Pero Trump ya ha levantado un muro invisible. La Casa Blanca ha puesto miles de trabas burocráticas a inmigrantes y refugiados. El año pasado, entre otras medidas, el presidente revocó la protección de los jóvenes que viven en Estados Unidos amparados en el programa de Acción Diferida para los Llegados en la Infancia (DACA, de sus siglas en inglés). Llegaron cuando eran niños y se les conoce como los Dreamers. El debate está ahora abierto en el Congreso. Trump ha pedido apoyo para la construcción del muro a cambio de la extensión del DACA durante dos años y medio. Los demócratas han aceptado permitir la financiación de la barrera a cambio de que el presidente apoye una ley sin plazos que se haga cargo de la situación de los 1,8 millones de jóvenes indocumentados. De momento, la negociación está bloqueada. Trump ya tiene 1.600 millones de dólares, una cifra aún lejos del objetivo. Pero el resto del dinero vendrá, lo ha dicho, y van a empezar a levantarlo. Yo no tendría dudas al respecto. Está cumpliendo todas sus locas promesas electorales.
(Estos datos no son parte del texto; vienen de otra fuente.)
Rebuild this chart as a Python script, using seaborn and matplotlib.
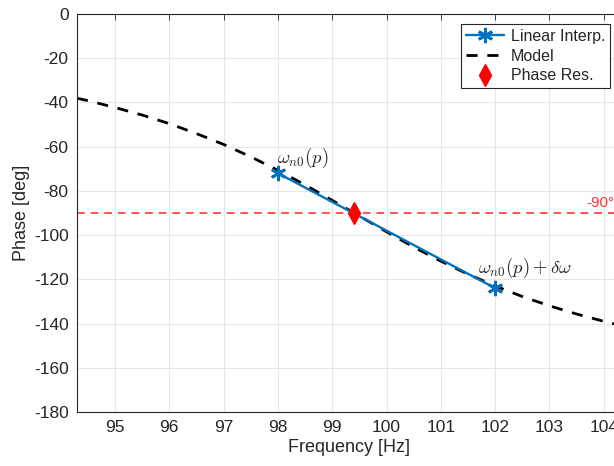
import matplotlib
matplotlib.use("Agg")
import matplotlib.pyplot as plt
import seaborn as sns
import pandas as pd

# Model curve
model_freq = [94.3, 94.5, 95.0, 95.5, 96.0, 96.5, 97.0, 97.5, 98.0, 98.5, 99.0, 99.5,
              100.0, 100.5, 101.0, 101.5, 102.0, 102.5, 103.0, 103.5, 104.0, 104.3]
model_phase = [-38.1, -39.2, -42.3, -45.7, -49.6, -54.1, -59.0, -64.6, -70.7, -77.3, -84.3, -91.4,
               -98.5, -105.4, -111.8, -117.7, -123.0, -127.8, -132.0, -135.7, -139.0, -140.8]

# Linear interpolation between the two measured points
interp_freq = [98.0, 102.0]
interp_phase = [-72.0, -124.0]

# Phase resonance estimate
res_freq = [99.4]
res_phase = [-90.0]

sns.set_style("whitegrid")
plt.rcParams['font.family'] = ['Liberation Sans', 'DejaVu Sans']
plt.rcParams['mathtext.fontset'] = 'cm'
plt.rcParams['axes.unicode_minus'] = False

fig = plt.figure(figsize=(6.14, 4.66), dpi=100)
# axes runs a bit past the right edge of the image, like the reference
ax = fig.add_axes([0.1254, 0.116, 0.8844, 0.854])

df_model = pd.DataFrame({'f': model_freq, 'p': model_phase})
df_lin = pd.DataFrame({'f': interp_freq, 'p': interp_phase})

sns.lineplot(data=df_lin, x='f', y='p', ax=ax, color='#0072BD', lw=1.7, marker=(6, 2, 0),
             markersize=11, markeredgewidth=2, markeredgecolor='#0072BD',
             label='Linear Interp.', zorder=3)
sns.lineplot(data=df_model, x='f', y='p', ax=ax, color='black', lw=2,
             dashes=(4, 3.5), label='Model', zorder=2)
ax.axhline(-90, color='#ff4040', lw=1.4, ls=(0, (4, 3)), alpha=0.9, zorder=1)
ax.text(104.19, -88.5, '-90°', color='#ff3030', fontsize=11, ha='right', va='bottom')
ax.plot(res_freq, res_phase, ls='none', marker='d', color='red', markersize=11,
        label='Phase Res.', zorder=4)

ax.text(97.98, -65, r'$\omega_{n0}(p)$', fontsize=13.5, ha='left', va='center')
ax.text(101.68, -115, r'$\omega_{n0}(p) + \delta\omega$', fontsize=13.5, ha='left', va='center')

ax.set_xlim(94.3, 104.3)
ax.set_ylim(-180, 0)
ax.set_xticks(range(95, 105))
ax.set_yticks(range(-180, 1, 20))
ax.set_xlabel('Frequency [Hz]', fontsize=13, color='#262626', labelpad=3)
ax.set_ylabel('Phase [deg]', fontsize=13, color='#262626', labelpad=3)
ax.tick_params(labelsize=12.5, labelcolor='#262626', color='#262626', direction='in',
               length=4, width=0.6, pad=6, top=True, right=True)
ax.grid(True, color='#e6e6e6', lw=0.8)
for s in ax.spines.values():
    s.set_color('#262626')
    s.set_linewidth(0.8)

leg = ax.legend(loc='upper right', bbox_to_anchor=(610 / 614, 1 - 24 / 466),
                bbox_transform=fig.transFigure, borderaxespad=0,
                fontsize=11.5, frameon=True, fancybox=False, framealpha=1,
                edgecolor='#262626', handlelength=2.4, handletextpad=0.4,
                labelspacing=0.3, borderpad=0.3)
leg.get_frame().set_linewidth(0.8)

fig.savefig('out.png', dpi=100)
La construcción es inminente.

Donde se levanta un muro, lo hemos visto antes, lo tenemos muy cerca, se escribe también una ley tácita: si lo saltas, si te acercas demasiado, vamos a usar la violencia contra ti. Dejas de ser persona para ser punto de mira. Las fronteras cuando significan muerte no protegen de nada ni de nadie sino que abundan en la idea del "tú no eres de los nuestros". Hasta aquí, mi casa. A partir de ahí, el otro mundo que no me interesa si no es en mi beneficio. Una responsabilidad que parte de los países de origen, que deben atender de inmediato los países de tránsito y que concierne también al país de destino. En Estados Unidos viven cerca de once millones migrantes indocumentados que hoy temen la deportación. Más de 400.000 deambulan por México como por un infierno en moratoria. Sobra escribir que estas personas huyen de la violencia y de la pobreza de sus países y las cifras son tan alarmantes y las violaciones de derechos humanos en los viajes tan brutales que deben ser atendidos internacionalmente como una de las mayores catástrofes humanitarias de nuestros días. No sé qué más tiene que suceder para que se preste atención a esto, no sé qué puño de realidad debe golpear a un Estado como me golpeó a mí con veinticinco años y mi carnet de periodista recién estrenado para que dejen de mirar para otro lado: ¿un muro impedirá que crucen? Tal vez, pero no frenará el movimiento de los que buscan sobrevivir.